Permettere agli studenti di fare maggiore esperienza pagata e allo stesso tempo compensare in parte la carenza di lavoratori. Questo il piano del governo di Rishi Sunak in corso di analisi e riservato ai 680mila studenti extra UK attualmente presenti nel Regno Unito.
Ad oggi il regolamento prevede che gli iscritti alle università possano svolgere intership pagati all’interno delle aziende per un massimo di 20 ore settimanale, proprio per preservare il visto ottenuto per motivi di studio e non trasformarlo in un visto lavorativo. Downing Street sta invece pensando di ampliare il tetto a massimo 30 ore settimanali, di fatto offrendo maggiore opportunità di lavoro, e guadagno, agli stessi studenti, e cercando allo stesso tempo di venire incontro alle richieste di personale che ormai da mesi giungono da tutti i settori del paese.
Inoltre, sempre secondo Sunak e i suoi ministri, se questa proposta dovesse passare alla fase pratica, si potrebbe in qualche maniera anche sbloccare la fuga degli studenti europei. Dal post Brexit, ormai più di due anni fa, sono letteralmente dimezzati per via della scelta del governo di adeguare al rialzo la rette a carico degli studenti provenienti dagli Stati membri UE, equiparate ora a quella degli studenti stranieri extracomunitari. Si tratta di un livello assai più alto rispetto alle tariffe politiche, identiche a quelle dei cittadini britannici, accordate loro fino al 2019. Qui un nostro articolo in merito.
Anche se i dati dell’UCAS – Universities and Colleges Admission Service, rimarcano peraltro come nel complesso il numero generale degli studenti iscritti negli atenei britannici continui a crescere: di un ulteriore 2% su base annua. E come l’emorragia di arrivi dall’Ue sia in effetti compensata dall’incremento sia delle iscrizioni di giovani di altri Paesi esteri (Cina in primis, ma anche India o Usa, concentrate soprattutto nei corsi post graduate), sia di quelle interne dei britannici.
La proposta di aumentare il tetto ore settimanali da 20 a 30 ore a loro dedicate potrebbe dare una ulteriore spinta al mondo universitario britannico, ma le perplessità di certo non mancano. Trenta ore lavorative a settimana sono 6 ore al giorno, un bell’impegno se si pensa che lo studente deve comunque dedicare parte della sua giornata allo studio. E, poi, se l’idea è di compensare in parte la carenza di manodopera, quanti saranno gli studenti disposti a fare i camerieri nei ristoranti o a lavorare negli alberghi, essendo l’hospitality il settore più colpito, insieme a quello agricolo dove mancano i lavoratori stagionali per la raccolta di frutta e verdura, della sanità e del trasporto merci.

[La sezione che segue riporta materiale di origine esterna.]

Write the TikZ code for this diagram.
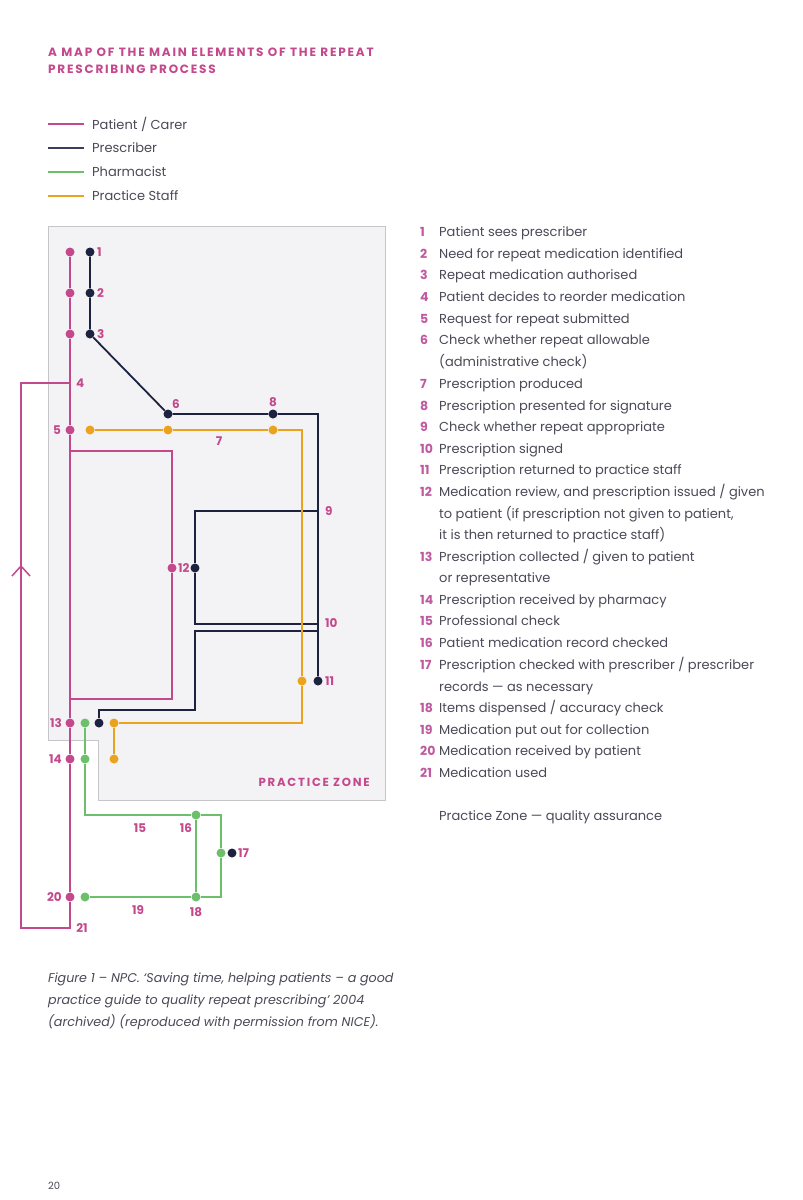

Come anticipato, per il momento si tratta di una idea che deve superare diverse fasi di organizzazione burocratica che interessa vari ministeri, dato che si andrebbero a scontrare tre grandi ambiti, quello del lavoro, dello studio e dell’immigrazione.
Molte università hanno comunque commentato positivamente il piano, considerato favorevole per gli studenti stranieri alle prese con la crisi del costo della vita e per i rettori che sperano di aumentare il numero di studenti stranieri. Altre, invece, si sono dette perplesse soprattutto perché non credono che le troppe ore di lavoro possano far bene alla crescita culturale dello studente, il quale potrebbe essere distratto da attività che non hanno nulla a che fare con il suo percorso.